With a helper, 600 square feet per day
Hammer, miter saw or circular saw, tape measure, clamps, chalk line, drill, pry bar, square, level, story pole, caulking gun, utility knife, T-bevel, tin snips, staple gun, snap-lock punch tool
Measuring, laying out a job, cutting
Apply building wrap, trim, and flashings.
Siding, trim to match (inside and outside corner posts, J-channel, starter strip, window and door starters), flashing, stainless-steel or galvanized nails, caulk
Apply building wrap and prepare the walls. Apply self-stick flashing to corners and around windows and doors and apply flashings as needed. If you live in a damp climate, consider using the rain-screen method. You may choose to install strips of felt at the studs. Snap chalk lines indicating the centers of all the studs. Use a story pole to determine where to start at the bottom; adjust the layout up or down as needed to avoid narrow slivers above or below windows and doors. (There is no need to mark for the courses; they are automatically determined when you snap the siding pieces together.) Mark the bottom of the layout all around the house if needed.
Cut an outside corner post to run from 1/2 inch below the bottom of the starter strip to the eave or gable underhang. Hold the post 1/4 inch below the underhang (so it will be 3/4 inch below the starter strip) and loosely drive a nail at the top of the top slot. Slip the post flanges behind the starter strip flanges. Drive the other nails loosely (see Step 14) into the centers of slots.
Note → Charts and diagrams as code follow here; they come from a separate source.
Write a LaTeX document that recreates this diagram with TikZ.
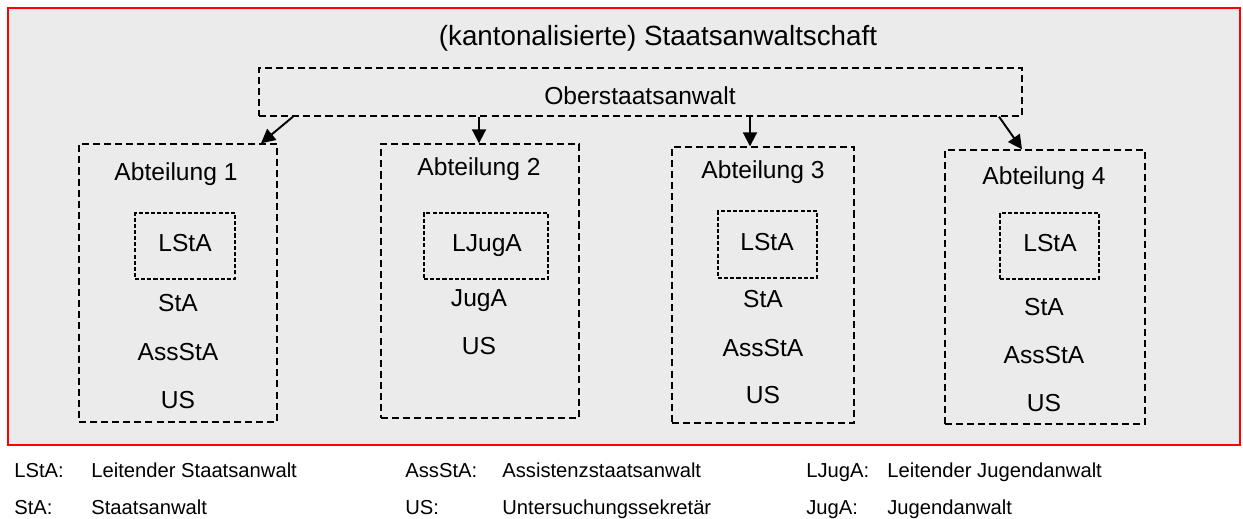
\documentclass[tikz,border=0pt]{standalone}
\usepackage{fontspec}
\setmainfont{Liberation Sans}
\usetikzlibrary{arrows.meta}
\definecolor{hellgrau}{HTML}{EBEBEB}
\definecolor{rahmenrot}{HTML}{FF0000}
\tikzset{
  rahmen/.style={draw=rahmenrot, line width=1.2pt, fill=hellgrau, inner sep=0pt},
  abteilung/.style={draw, line width=0.8pt, dash pattern=on 4pt off 2.3pt, inner sep=0pt},
  leitung/.style={draw, line width=0.9pt, dash pattern=on 2.3pt off 1.2pt, inner sep=0pt},
  txt/.style={anchor=base, inner sep=0pt, font=\fontsize{14}{16}\selectfont},
  legende/.style={anchor=base west, inner sep=0pt, font=\fontsize{11.5}{13}\selectfont},
  pfeil/.style={-{Triangle[length=8pt,width=8pt]}, line width=1.1pt},
}
\begin{document}
\begin{tikzpicture}[x=0.02cm, y=-0.02cm]
    \useasboundingbox (0,0) rectangle (1243,519);
    \node[rahmen, minimum width=24.64cm, minimum height=8.74cm] (amt) at (624,226.5) {};
    \node[txt, font=\fontsize{15.8}{18}\selectfont] (titel) at (658,46) {(kantonalisierte) Staatsanwaltschaft};
    \node[abteilung, minimum width=15.26cm, minimum height=0.96cm] (ober) at (640.5,92) {};
    \node[txt] (obertxt) at (640,105) {Oberstaatsanwalt};

    \node[abteilung, minimum width=3.96cm, minimum height=5.56cm] (abt1) at (178,283) {};
    \node[abteilung, minimum width=3.96cm, minimum height=5.48cm] (abt2) at (480,281) {};
    \node[abteilung, minimum width=3.64cm, minimum height=5.52cm] (abt3) at (763,285) {};
    \node[abteilung, minimum width=4.00cm, minimum height=5.48cm] (abt4) at (1045,287) {};

    \node[leitung, minimum width=2.00cm, minimum height=1.32cm] (leit1) at (185,246) {};
    \node[leitung, minimum width=2.48cm, minimum height=1.32cm] (leit2) at (486,246) {};
    \node[leitung, minimum width=1.98cm, minimum height=1.34cm] (leit3) at (767.5,244.5) {};
    \node[leitung, minimum width=1.98cm, minimum height=1.32cm] (leit4) at (1049.5,246) {};

    \node[txt] (abt1txt) at (176,181) {Abteilung 1};
    \node[txt] (abt2txt) at (479,176) {Abteilung 2};
    \node[txt] (abt3txt) at (763,179) {Abteilung 3};
    \node[txt] (abt4txt) at (1044,185) {Abteilung 4};

    \node[txt] (lsta1) at (185,252) {LStA};
    \node[txt] (sta1) at (178,312) {StA};
    \node[txt] (asssta1) at (178,361) {AssStA};
    \node[txt] (us1) at (178,409) {US};

    \node[txt] (ljuga2) at (487,252) {LJugA};
    \node[txt] (juga2) at (479,307) {JugA};
    \node[txt] (us2) at (479,355) {US};

    \node[txt] (lsta3) at (767,251) {LStA};
    \node[txt] (sta3) at (763,308) {StA};
    \node[txt] (asssta3) at (763,357) {AssStA};
    \node[txt] (us3) at (763,404) {US};

    \node[txt] (lsta4) at (1050,252) {LStA};
    \node[txt] (sta4) at (1044,316) {StA};
    \node[txt] (asssta4) at (1044,364) {AssStA};
    \node[txt] (us4) at (1044,412) {US};

    \draw[pfeil] (ober.south -| 293,0) -- (abt1.north -| 261,0);
    \draw[pfeil] (ober.south -| 479,0) -- (abt2.north -| 479,0);
    \draw[pfeil] (ober.south -| 750,0) -- (abt3.north -| 750,0);
    \draw[pfeil] (ober.south -| 999,0) -- (abt4.north -| 1022,0);

    \node[legende] (lg1a) at (14,478) {LStA:};
    \node[legende] (lg1b) at (91,478) {Leitender Staatsanwalt};
    \node[legende] (lg2a) at (405,478) {AssStA:};
    \node[legende] (lg2b) at (502,478) {Assistenzstaatsanwalt};
    \node[legende] (lg3a) at (806,478) {LJugA:};
    \node[legende] (lg3b) at (887,478) {Leitender Jugendanwalt};
    \node[legende] (lg4a) at (14,515) {StA:};
    \node[legende] (lg4b) at (91,515) {Staatsanwalt};
    \node[legende] (lg5a) at (405,515) {US:};
    \node[legende] (lg5b) at (502,515) {Untersuchungssekretär};
    \node[legende] (lg6a) at (806,515) {JugA:};
    \node[legende] (lg6b) at (887,515) {Jugendanwalt};
\end{tikzpicture}
\end{document}
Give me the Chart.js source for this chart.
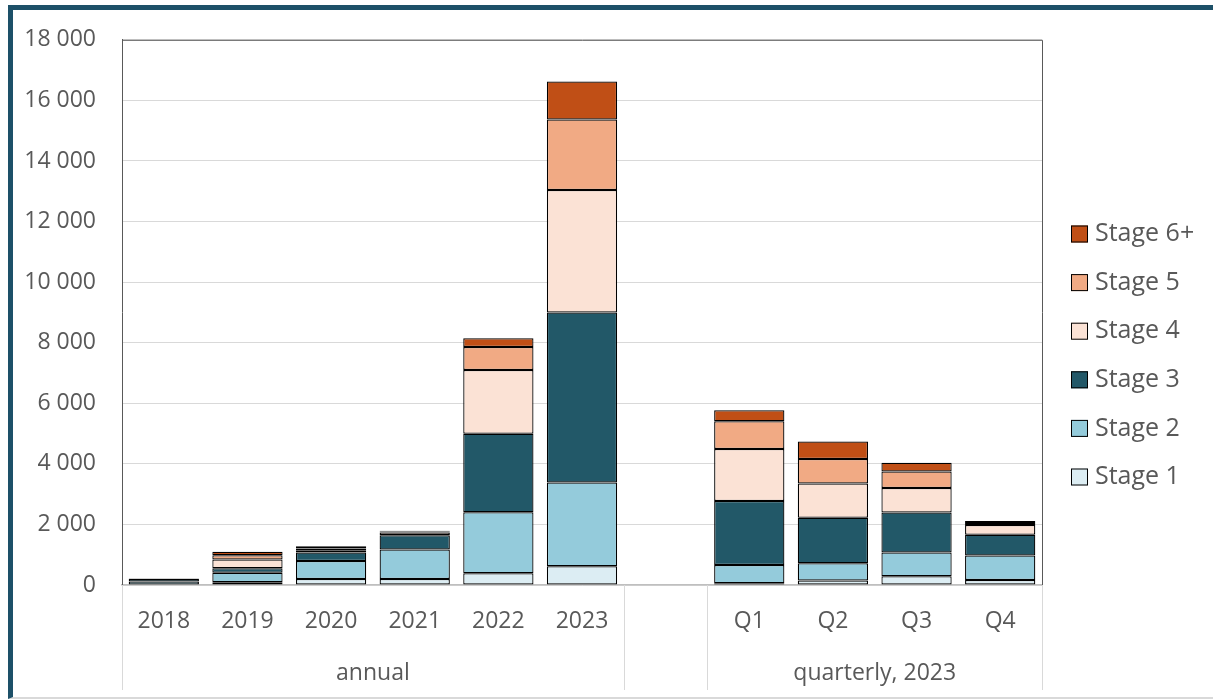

If the corner isn't long enough, cut the lower piece 1-1/2 inches longer than the distance to the bottom of the starter strip and make a splice: Cut 1 inch from the flanges of the lower piece and slide the lower piece under the upper piece by 3/4 inch. (This will leave a 1/4-inch gap in the flanges, and the post will hang 3/4 inch below the starter strip.)
Once all the trim pieces are in place, the siding panels can go up. Cut the panels to fit loosely, with 1/4-inch gaps at the trim pieces. Slip a panel into position, then push up firmly at the bottom until it snaps onto the lower piece's flange (or the starter strip). Keep pressing and slide your hand along the bottom to ensure that the joint is secure all along its length.
When marking for cutting around a window, allow a 1/4-inch gap between the panel and the J-channel or other trim. Holding the panel in place, mark the two sides, then measure for the depth of the cutout by determining how far the panel needs to come up so it can snap into place.